El score finaliza con la hermosa pastoral que Rahman concibe a modo de celebración en “If I Rise”, donde la voz de Dido Armstrong se eleva apoyada por un coro de niños que humaniza aún más la propuesta. Antes, el corte “Festival”, de nueve minutos, supone una excelente pieza del grupo islandés Sigur Ross, conjugando a la perfección el espíritu de la cinta de Boyle con una imposible conjunción musical, demasiado exótica, que incluye desde el toque “vintage” de la presentación del nocturno nº 2 de Chopin como música diegética interpretada por la hermana del alpinista, al funky-soul de Bill Weathers y su “Lovely Day” o al clásico “If You Love Me” con la añeja voz de Esther Phillips.

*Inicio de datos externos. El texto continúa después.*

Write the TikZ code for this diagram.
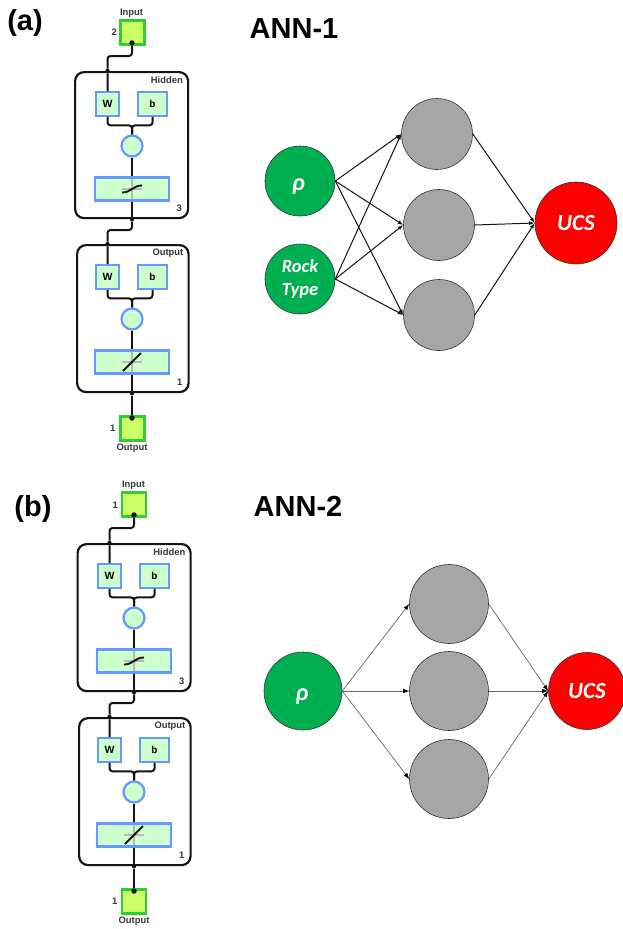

“127 Horas” de sufrimiento, resumidas en hora y medida de película y apenas 25 minutos de un score al que las injustas nominaciones a los Oscar y los Globos de Oro juegan claramente en su contra, convertido en epicentro de la ira del aficionado por la acuciante falta de ideas interesantes que vive el sector, pero que aún así, no es tan exageradamente malo como pudiera preverse. Funciona, se deja escuchar y se olvida.